On Thu, Aug 03, 2017 at 06:03:33PM +0100, James Morse wrote:
> Hi Christoffer,
> 
> On 01/08/17 14:18, Christoffer Dall wrote:
> > On Fri, Jul 28, 2017 at 03:10:19PM +0100, James Morse wrote:
> >> On systems with VHE, the RAS extensions and IESB support, KVM gets an
> >> implicit ESB whenever it enters/exits a guest, because the host sets
> >> SCTLR_EL1.IESB.
> >>
> >> To prevent errors being lost, add code to __guest_exit() to read DISR_EL1,
> >> and save it in the kvm_vcpu_fault_info. Add code to handle_exit() to
> >> process this deferred SError. This data is in addition to the reason the
> >> guest exitted.
> > 
> > Two questions:
> > 
> > First, am I reading the spec incorrectly when it says "The implicit form
> > of Error Synchronization Barrier: [...] Has no effect on DISR_EL1 or
> > VDISR_EL2" and I understand this as we wouldn't actually read anything
> > from DISR_EL1 if we rely on the IESB?
> 
> (This is from section 2.4.5 Extension for barrier at exception entry and exit of
> DDI 0587A.)
> 
> Well spotted ... that's embarrassing!

Not at all, that spec is a little dense.

> 
> The DISR write is in the pseudocode's ESBOperation() which is not the same as
> ErrorSynchronizationBarrier(). Running an 'ESB' does both, but an IESB only does
> ErrorSynchronizationBarrier().
> 
> I think this distinction is because the CPU may know about RAS errors it hasn't
> yet made pending SErrors. (they must have to have a severity for the ESR by this
> point).
> 
> So IESB makes hidden RAS errors pending SErrors, it doesn't do what ESB does.
> 
> Yes, this means the DISR_EL1 check on kernel-entry and guest exit is useless.
> Given this the host kernel entry/exit can be simplified, probably getting rid of
> the SError over eret horror. I will need to re-think the KVM changes, (we may
> just need the ESR from the existing vaxorcism code).
> 
> 
> > Second, what if we have several SErrors, and one happens upon entering
> > the guest and another one happens when returning from the guest - do we
> > end up overwriting the DISR_EL1 by only looking at it during exit and
> > potentially miss errors?
> 
> There can only be one pending SError at a time, but if we have PSTATE.A set, a
> pending SError and a hidden RAS error, then ESB must have to pick one to defer,
> and IESB must have to discard one. I suspect the answer is 'implementation
> defined', but I will ask!
> 

As long as we're doing what we can, and we're not missing something that
the architecture gives us a way to retrieve, then that's probably the
best we can do.

> 
> >> Future patches may add a firmware-first callout from
> >> kvm_handle_deferred_serror() to decode CPER records populated by firmware,
> >> or call some arm64 arch code to process the RAS 'ERR' registers for
> >> kernel-first handling.
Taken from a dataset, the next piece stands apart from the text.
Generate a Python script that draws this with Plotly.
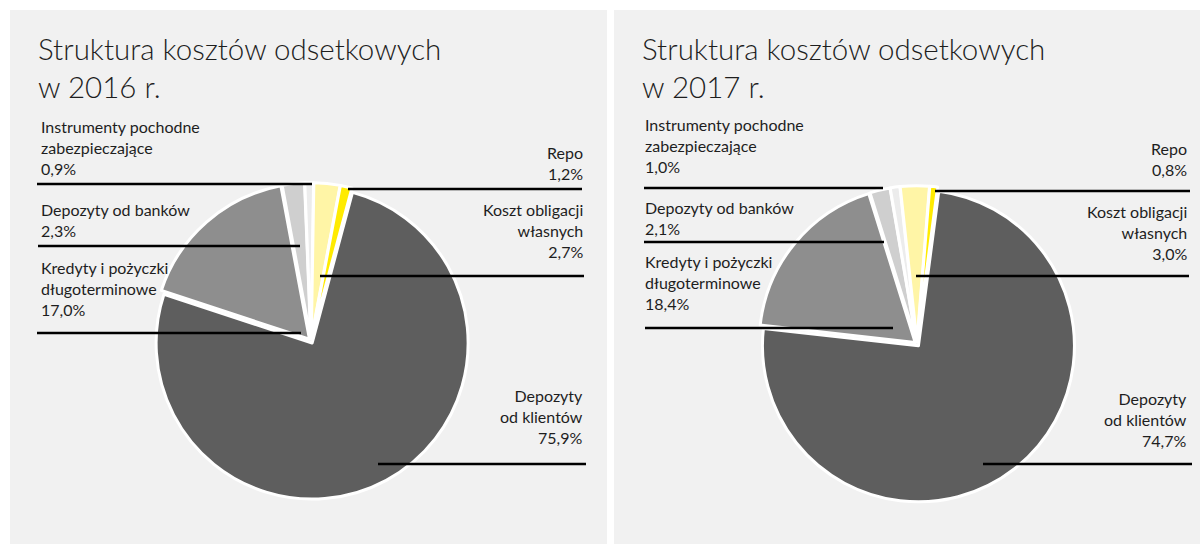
import plotly.graph_objects as go

W, H = 1200, 544

# Categories in slice order (clockwise)
categories = [
    "Depozyty od klientów",
    "Kredyty i pożyczki długoterminowe",
    "Depozyty od banków",
    "Instrumenty pochodne zabezpieczające",
    "Koszt obligacji własnych",
    "Repo",
]
# Label text with line breaks as printed next to the pies
label_text = [
    "Depozyty<br>od klientów",
    "Kredyty i pożyczki<br>długoterminowe",
    "Depozyty od banków",
    "Instrumenty pochodne<br>zabezpieczające",
    "Koszt obligacji<br>własnych",
    "Repo",
]
values_2016 = [75.9, 17.0, 2.3, 0.9, 2.7, 1.2]
values_2017 = [74.7, 18.4, 2.1, 1.0, 3.0, 0.8]
years = ["2016", "2017"]

slice_colors = ["#5e5e5e", "#8e8e8e", "#cfcfcf", "#ececec", "#fff5a6", "#ffeb00"]
panel_bg = "#f1f1f1"
text_color = "#1e1e1e"
FONT = "Lato, 'Open Sans', sans-serif"


def px(x):
    return x / W


def py(y):
    return 1 - y / H


def fmt(v):
    return f"{v:.1f}".replace(".", ",") + "%"


fig = go.Figure()
shapes = []
annotations = []

# Panel geometry: left edge, pie centre, start angle, values
panels = [
    dict(x0=10, cx=311, cy=341, rot=15.0, vals=values_2016, year=years[0]),
    dict(x0=614, cx=917, cy=344, rot=7.5, vals=values_2017, year=years[1]),
]
R = 156
PULL = 0.015

# label placement per category index: (side, block centre y, line y, line x0, line x1)
layout_2016 = {
    3: ("left", 147, 184, 37, 312),
    2: ("left", 220, 246, 38, 300),
    1: ("left", 288, 333, 37, 301),
    5: ("right", 163, 189, 348, 582),
    4: ("right", 230, 276, 320, 584),
    0: ("right", 416, 464, 378, 586),
}
layout_2017 = {
    3: ("left", 145, 188, 644, 883),
    2: ("left", 218, 242, 644, 884),
    1: ("left", 282, 328, 645, 893),
    5: ("right", 159, 191, 935, 1190),
    4: ("right", 232, 276, 916, 1189),
    0: ("right", 419, 464, 983, 1192),
}
label_layouts = [layout_2016, layout_2017]

for p, lay in zip(panels, label_layouts):
    # panel background
    shapes.append(dict(type="rect", xref="paper", yref="paper",
                       x0=px(p["x0"]), x1=px(p["x0"] + 597), y0=py(H + 5), y1=py(10),
                       fillcolor=panel_bg, line=dict(width=0), layer="below"))

    half = R * (1 + PULL)
    fig.add_trace(go.Pie(
        labels=categories,
        values=p["vals"],
        sort=False,
        direction="clockwise",
        rotation=p["rot"],
        pull=[PULL] * len(categories),
        marker=dict(colors=slice_colors, line=dict(color="white", width=3)),
        textinfo="none",
        hoverinfo="label+percent",
        showlegend=False,
        domain=dict(x=[px(p["cx"] - half), px(p["cx"] + half)],
                    y=[py(p["cy"] + half), py(p["cy"] - half)]),
    ))

    # title
    annotations.append(dict(
        text=f"Struktura kosztów odsetkowych<br>w {p['year']} r.",
        xref="paper", yref="paper", x=px(p["x0"] + 26), y=py(67),
        xanchor="left", yanchor="middle", align="left", showarrow=False,
        font=dict(family=FONT, size=29.5, color=text_color, weight=300),
    ))

    for idx, (side, ty, ly, lx0, lx1) in lay.items():
        txt = f"{label_text[idx]}<br>{fmt(p['vals'][idx])}"
        if side == "left":
            ax, xa = p["x0"] + 29, "left"
        else:
            ax, xa = p["x0"] + 575, "right"
        annotations.append(dict(
            text=txt, xref="paper", yref="paper", x=px(ax), y=py(ty),
            xanchor=xa, yanchor="middle", align=side, showarrow=False,
            font=dict(family=FONT, size=16, color=text_color),
        ))
        shapes.append(dict(type="line", xref="paper", yref="paper",
                           x0=px(lx0), x1=px(lx1), y0=py(ly), y1=py(ly),
                           line=dict(color="black", width=2.5), layer="above"))

fig.update_layout(
    width=W, height=H,
    margin=dict(l=0, r=0, t=0, b=0),
    paper_bgcolor="white",
    plot_bgcolor="white",
    shapes=shapes,
    annotations=annotations,
    font=dict(family=FONT),
)

fig.write_html("out.html")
Without either of these, we just make a judgement
> >> on the severity: corrected and restartable errors are ignored, all others
> >> result it an SError being given to the guest.
> > 
> > *in an* ?
> 
> 
> > Why do we give the remaining types of SErrors to the guest?
> 
> Just because that is what KVM does today.
> 
> > What would the kernel normally do for any other workload than running a VM when
> > discovering this type of error?
> 
> I'm trying to make that clearer! Today we 'kill the running task', if its the
> kernel, we would panic(). But because the CPU masks SError on exception entry,
> and we never touch PSTATE.A, its always masked in the kernel, so we take the
> SError and kill the next user space task that gets run.
> 
> We should panic() like we do in the early boot code if an SError was pending
> from firmware.
> 
> 
> Should the host panic because of an SError taken during a guest?, not
> necessarily. All the system registers are save/restored by world-switch, and the
> host doesn't depend on anything in guest memory. The host should be immune to
> any corruption that occurs while a guest was running.
> Gengdongjiu's example of device pass-through is the exception to this reasoning,
> I think we need a way for the host to contain/reset pass-through devices that
> trigger an SError.
> 

I'm not an expert on what can generate the SError.  If it's because the
guest misprogrammed a system register, then it makes sense to just tell
the guest.

However, if this could be related to corrupted memory, or a CPU fault,
or really any resource that the guest is using which can be used by the
host later on (memory, CPU, GIC, passthrough devices, ...) then it feels
a little dangerous to just signal the guest and carry on.

Thanks,
-Christoffer